While I’m not ready to endorse this read as a Platonic ideal, this read of Windsor has two, distinct advantages over the alternatives.  First, it’s the only interpretation that makes sense of the many mysteries of Kennedy’s opinion.  Scholars have offered lots of arguments about Windsor as a way station or a temporary reprieve or a heavy hint from the Court, and they certainly have their realpolitik point.  But those reads don’t square with interstices of the analysis, let alone the unusual rhetoric of the opinion.  My aim is to offer an internalist account of the decision, not a psychoanalytic one – the best read of what the opinion actually says, not an effort to divine what the opinion might mean.

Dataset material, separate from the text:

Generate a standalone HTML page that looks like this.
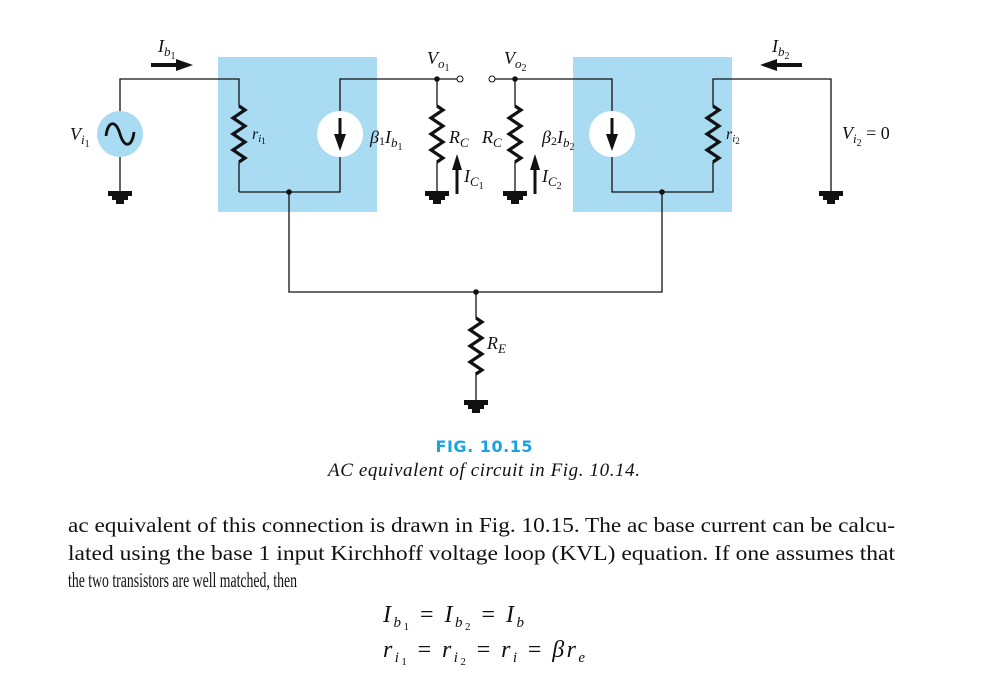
<!DOCTYPE html>
<html><head><meta charset="utf-8"><style>
html,body{margin:0;padding:0;background:#fff;}
svg{display:block;}
.t{font-family:"Liberation Serif",serif;font-style:italic;fill:#111;}
.b{font-family:"Liberation Serif",serif;fill:#111;}
</style></head><body>
<svg width="998" height="676" viewBox="0 0 998 676" xmlns="http://www.w3.org/2000/svg">
<defs>
<g id="gnd"><rect x="-12" y="0" width="24" height="5" fill="#111"/><rect x="-8" y="5" width="16" height="4" fill="#111"/><rect x="-4" y="9" width="8" height="4" fill="#111"/></g>
<path id="res" d="M0 0 l6 4 l-12 8 l12 8 l-12 8 l12 8 l-12 8 l12 8 l-6 4" fill="none" stroke="#111" stroke-width="3.2" stroke-linejoin="miter"/>
</defs>
<rect x="218" y="57" width="159" height="155" fill="#a9dcf3"/>
<rect x="573" y="57" width="159" height="155" fill="#a9dcf3"/>
<g stroke="#111" stroke-width="1.3" fill="none">
<polyline points="120,112 120,79 239,79 239,106"/>
<line x1="120" y1="157" x2="120" y2="191"/>
<line x1="239" y1="162" x2="239" y2="192"/>
<polyline points="239,192 340,192 340,157"/>
<polyline points="340,111 340,79 459,79"/>
<line x1="437" y1="79" x2="437" y2="106"/>
<line x1="437" y1="162" x2="437" y2="191"/>
<polyline points="492,79 612,79 612,111"/>
<line x1="515" y1="79" x2="515" y2="106"/>
<line x1="515" y1="162" x2="515" y2="191"/>
<polyline points="612,157 612,192 713,192 713,162"/>
<polyline points="713,106 713,79 831,79 831,191"/>
<polyline points="289,192 289,292 662,292 662,192"/>
<line x1="476" y1="292" x2="476" y2="318"/>
<line x1="476" y1="372" x2="476" y2="400"/>
</g>
<use href="#res" x="239" y="106"/>
<use href="#res" x="437" y="106"/>
<use href="#res" x="515" y="106"/>
<use href="#res" x="713" y="106"/>
<use href="#res" x="476" y="318"/>
<use href="#gnd" x="120" y="191"/>
<use href="#gnd" x="437" y="191"/>
<use href="#gnd" x="515" y="191"/>
<use href="#gnd" x="831" y="191"/>
<use href="#gnd" x="476" y="400"/>
<circle cx="289" cy="192" r="2.8" fill="#111"/>
<circle cx="662" cy="192" r="2.8" fill="#111"/>
<circle cx="476" cy="292" r="2.8" fill="#111"/>
<circle cx="437" cy="79" r="2.8" fill="#111"/>
<circle cx="515" cy="79" r="2.8" fill="#111"/>
<circle cx="460" cy="79" r="3" fill="#fff" stroke="#111" stroke-width="1"/>
<circle cx="492" cy="79" r="3" fill="#fff" stroke="#111" stroke-width="1"/>
<circle cx="120" cy="134" r="23" fill="#a9dcf3"/>
<path d="M106 136 C108 120,116 120,120 134 C124 148,132 148,134 132" fill="none" stroke="#111" stroke-width="2.8"/>
<circle cx="340" cy="134" r="23" fill="#fff"/>
<circle cx="612" cy="134" r="23" fill="#fff"/>
<g fill="#111">
<rect x="338.5" y="118" width="3" height="18"/><polygon points="334,134 346,134 340,151"/>
<rect x="610.5" y="118" width="3" height="18"/><polygon points="606,134 618,134 612,151"/>
<rect x="151" y="63" width="28" height="4"/><polygon points="176,59 193,65 176,71"/>
<rect x="774" y="63" width="28" height="4"/><polygon points="777,59 760,65 777,71"/>
<rect x="455.5" y="168" width="3" height="26"/><polygon points="452,170 462,170 457,154"/>
<rect x="533.5" y="168" width="3" height="26"/><polygon points="530,170 540,170 535,154"/>
</g>
<text class="t" x="158" y="52" font-size="18">I<tspan font-size="13" dy="4">b</tspan><tspan font-size="10" dy="3" font-style="normal">1</tspan></text>
<text class="t" x="772" y="52" font-size="18">I<tspan font-size="13" dy="4">b</tspan><tspan font-size="10" dy="3" font-style="normal">2</tspan></text>
<text class="t" x="70" y="140" font-size="18">V<tspan font-size="13" dy="4">i</tspan><tspan font-size="10" dy="3" font-style="normal">1</tspan></text>
<text class="t" x="252" y="139" font-size="16">r<tspan font-size="11" dy="3">i</tspan><tspan font-size="9" dy="2" font-style="normal">1</tspan></text>
<text class="t" x="370" y="143" font-size="18">β<tspan font-size="12" dy="2" font-style="normal">1</tspan><tspan dy="-2">I</tspan><tspan font-size="13" dy="4">b</tspan><tspan font-size="10" dy="3" font-style="normal">1</tspan></text>
<text class="t" x="427" y="64" font-size="18">V<tspan font-size="13" dy="4">o</tspan><tspan font-size="10" dy="3" font-style="normal">1</tspan></text>
<text class="t" x="504" y="64" font-size="18">V<tspan font-size="13" dy="4">o</tspan><tspan font-size="10" dy="3" font-style="normal">2</tspan></text>
<text class="t" x="449" y="143" font-size="18">R<tspan font-size="13" dy="4">C</tspan></text>
<text class="t" x="482" y="143" font-size="18">R<tspan font-size="13" dy="4">C</tspan></text>
<text class="t" x="464" y="182" font-size="18">I<tspan font-size="13" dy="4">C</tspan><tspan font-size="10" dy="3" font-style="normal">1</tspan></text>
<text class="t" x="542" y="182" font-size="18">I<tspan font-size="13" dy="4">C</tspan><tspan font-size="10" dy="3" font-style="normal">2</tspan></text>
<text class="t" x="542" y="143" font-size="18">β<tspan font-size="12" dy="2" font-style="normal">2</tspan><tspan dy="-2">I</tspan><tspan font-size="13" dy="4">b</tspan><tspan font-size="10" dy="3" font-style="normal">2</tspan></text>
<text class="t" x="726" y="139" font-size="16">r<tspan font-size="11" dy="3">i</tspan><tspan font-size="9" dy="2" font-style="normal">2</tspan></text>
<text class="t" x="842" y="139" font-size="18">V<tspan font-size="13" dy="4">i</tspan><tspan font-size="10" dy="3" font-style="normal">2</tspan><tspan font-style="normal" dy="-7"> = 0</tspan></text>
<text class="t" x="487" y="349" font-size="18">R<tspan font-size="13" dy="4">E</tspan></text>
<text x="484" y="452" text-anchor="middle" font-family="'DejaVu Sans',sans-serif" font-weight="bold" font-size="16" fill="#1ba2e3" textLength="97">FIG. 10.15</text>
<text class="t" x="484" y="476" text-anchor="middle" font-size="19" textLength="312">AC equivalent of circuit in Fig. 10.14.</text>
<text class="b" x="68" y="532" font-size="21" textLength="827" lengthAdjust="spacingAndGlyphs">ac equivalent of this connection is drawn in Fig. 10.15. The ac base current can be calcu-</text>
<text class="b" x="68" y="560" font-size="21" textLength="827" lengthAdjust="spacingAndGlyphs">lated using the base 1 input Kirchhoff voltage loop (KVL) equation. If one assumes that</text>
<text class="b" x="68" y="587" font-size="21" textLength="229" lengthAdjust="spacingAndGlyphs">the two transistors are well matched, then</text>
<text class="t" x="383" y="622" font-size="24" textLength="141" lengthAdjust="spacing">I<tspan font-size="15" dy="5">b</tspan><tspan font-size="11" dy="3" font-style="normal">1</tspan><tspan font-style="normal" dy="-8"> = </tspan>I<tspan font-size="15" dy="5">b</tspan><tspan font-size="11" dy="3" font-style="normal">2</tspan><tspan font-style="normal" dy="-8"> = </tspan>I<tspan font-size="15" dy="5">b</tspan></text>
<text class="t" x="383" y="657" font-size="24" textLength="202" lengthAdjust="spacing">r<tspan font-size="15" dy="5">i</tspan><tspan font-size="11" dy="3" font-style="normal">1</tspan><tspan font-style="normal" dy="-8"> = </tspan>r<tspan font-size="15" dy="5">i</tspan><tspan font-size="11" dy="3" font-style="normal">2</tspan><tspan font-style="normal" dy="-8"> = </tspan>r<tspan font-size="15" dy="5">i</tspan><tspan font-style="normal" dy="-5"> = </tspan>βr<tspan font-size="15" dy="5">e</tspan></text>
</svg>
</body></html>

Second, and more importantly, the account I’ve offered here reflects an important constitutional truth about how our democracy functions, one that has not gotten the attention of the courts or the vast majority of law professors to write on the subject.  Windsor recognizes that rights and structure -- long thought to be inimical or at least orthogonal to one another -- are deeply and importantly connected to one another and to the central projects of our democracy.  They are interlocking gears, moving the projects of discourse and integration forward.  And while constitutional doctrine has not yet recognized this important fact, that’s the doctrine’s problem, not Windsor’s.